UCLA Law Professors Condemn Attacks on the Rule of Law

Legal Planet: Environmental Law and Policy 2025-04-02

UCLA School of Law

UCLA School of LawUCLA School of Law

A huge group of UCLA Law professors sent a letter to our students yesterday expressing our collective condemnation of the Trump Administration’s attacks on the rule of law.  In doing so we join colleagues from other institutions and law deans in voicing our concerns.

Here is an important excerpt from the letter:

Lawyers have special obligations to protect and uphold the rule of law. As the Model Rules of Professional Conduct provide: “A lawyer is … an officer of the legal system and a public citizen having special responsibility for the quality of justice.”

The rule of law is threatened when the government, for example:

  • Punishes or threatens lawyers or law firms based on their lawful and ethical representation of clients disfavored by the government;

  • Threatens law firms and legal clinics for their lawyers’ pro bono work;

  • Threatens law firms, lawyers, or legal clinics on the basis of their prior, legal governmental service; 

  • Uses threats to bargain for public acts of submission and aid for causes favored by the government; 

  • Punishes or threatens to punish people for lawful speech on matters of public concern; or,

  • Ignores court orders and evades appropriate judicial oversight.

These threats contravene the commitments of the First, Fifth, and Sixth Amendments. They are exacerbated when government penalties are administered without due process.

Reasonable people may disagree about how to characterize particular incidents in the news, but we are all gravely worried that the rule of law is under severe threat. We strongly condemn efforts to undermine these basic legal norms.

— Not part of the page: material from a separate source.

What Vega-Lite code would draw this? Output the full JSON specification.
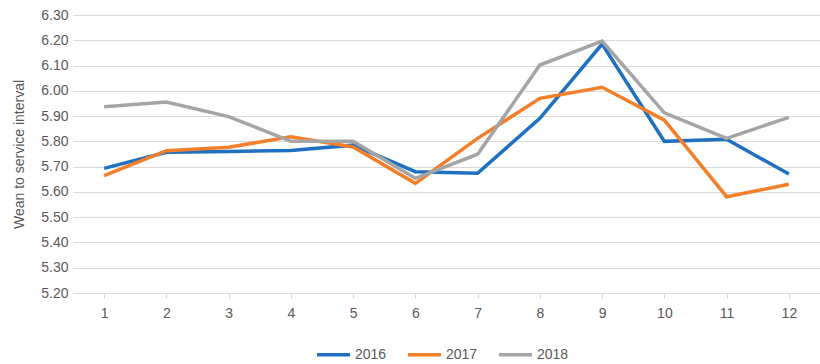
{
  "$schema": "https://vega.github.io/schema/vega-lite/v6.json",
  "width": 747,
  "height": 278,
  "autosize": {"type": "none"},
  "padding": {"left": 73, "top": 15, "right": 0, "bottom": 71},
  "background": "white",
  "data": {
    "values": [
      {"month": 1, "year": "2016", "value": 5.693},
      {"month": 2, "year": "2016", "value": 5.757},
      {"month": 3, "year": "2016", "value": 5.760},
      {"month": 4, "year": "2016", "value": 5.764},
      {"month": 5, "year": "2016", "value": 5.785},
      {"month": 6, "year": "2016", "value": 5.680},
      {"month": 7, "year": "2016", "value": 5.674},
      {"month": 8, "year": "2016", "value": 5.891},
      {"month": 9, "year": "2016", "value": 6.185},
      {"month": 10, "year": "2016", "value": 5.800},
      {"month": 11, "year": "2016", "value": 5.808},
      {"month": 12, "year": "2016", "value": 5.671},
      {"month": 1, "year": "2017", "value": 5.664},
      {"month": 2, "year": "2017", "value": 5.763},
      {"month": 3, "year": "2017", "value": 5.777},
      {"month": 4, "year": "2017", "value": 5.818},
      {"month": 5, "year": "2017", "value": 5.778},
      {"month": 6, "year": "2017", "value": 5.634},
      {"month": 7, "year": "2017", "value": 5.812},
      {"month": 8, "year": "2017", "value": 5.970},
      {"month": 9, "year": "2017", "value": 6.014},
      {"month": 10, "year": "2017", "value": 5.884},
      {"month": 11, "year": "2017", "value": 5.581},
      {"month": 12, "year": "2017", "value": 5.630},
      {"month": 1, "year": "2018", "value": 5.937},
      {"month": 2, "year": "2018", "value": 5.956},
      {"month": 3, "year": "2018", "value": 5.898},
      {"month": 4, "year": "2018", "value": 5.800},
      {"month": 5, "year": "2018", "value": 5.800},
      {"month": 6, "year": "2018", "value": 5.654},
      {"month": 7, "year": "2018", "value": 5.749},
      {"month": 8, "year": "2018", "value": 6.102},
      {"month": 9, "year": "2018", "value": 6.197},
      {"month": 10, "year": "2018", "value": 5.913},
      {"month": 11, "year": "2018", "value": 5.812},
      {"month": 12, "year": "2018", "value": 5.895}
    ]
  },
  "mark": {"type": "line", "strokeWidth": 3.5, "strokeJoin": "miter", "strokeCap": "butt"},
  "encoding": {
    "x": {
      "field": "month",
      "type": "ordinal",
      "scale": {"type": "point", "padding": 0.5},
      "axis": {
        "title": null,
        "labelAngle": 0,
        "labelFontSize": 14,
        "labelColor": "#595959",
        "labelPadding": 8,
        "domain": true,
        "domainColor": "#d9d9d9",
        "domainWidth": 1,
        "ticks": true,
        "tickColor": "#d9d9d9",
        "tickSize": 5,
        "grid": false
      }
    },
    "y": {
      "field": "value",
      "type": "quantitative",
      "scale": {"domain": [5.2, 6.3], "nice": false, "zero": false},
      "axis": {
        "title": "Wean to service interval",
        "titleFontSize": 14,
        "titleFontWeight": "normal",
        "titleColor": "#595959",
        "titlePadding": 14,
        "values": [5.2, 5.3, 5.4, 5.5, 5.6, 5.7, 5.8, 5.9, 6.0, 6.1, 6.2, 6.3],
        "format": ".2f",
        "labelFontSize": 14,
        "labelColor": "#595959",
        "labelPadding": 5,
        "domain": false,
        "ticks": false,
        "grid": true,
        "gridColor": "#d9d9d9",
        "gridWidth": 1
      }
    },
    "color": {
      "field": "year",
      "type": "nominal",
      "scale": {"domain": ["2016", "2017", "2018"], "range": ["#1f70c1", "#f47f2a", "#a5a5a5"]},
      "legend": {
        "title": null,
        "orient": "none",
        "direction": "horizontal",
        "legendX": 242,
        "legendY": 321,
        "symbolType": "stroke",
        "symbolStrokeWidth": 3.5,
        "symbolSize": 1089,
        "labelFontSize": 14,
        "labelColor": "#595959",
        "labelOffset": 3,
        "columnPadding": 14
      }
    }
  },
  "config": {
    "font": "Liberation Sans",
    "view": {"stroke": null}
  }
}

The letter also expresses worry over attacks on international students.  It concludes by saying that:

 we are committed to the rule of law, to our roles in teaching and upholding the precepts of a fair and impartial legal system, and to supporting and defending [students] if you are targeted by threats or punishment for exercising your right to free expression or for your legal work.

It’s hard to know exactly how to respond to the unrelenting assault but Cara Horowitz said it well in the Emmett Institute’s March newsletter:

Speak out where you can. Work in community with others. That’s how many of us are taking action in Spring 2025.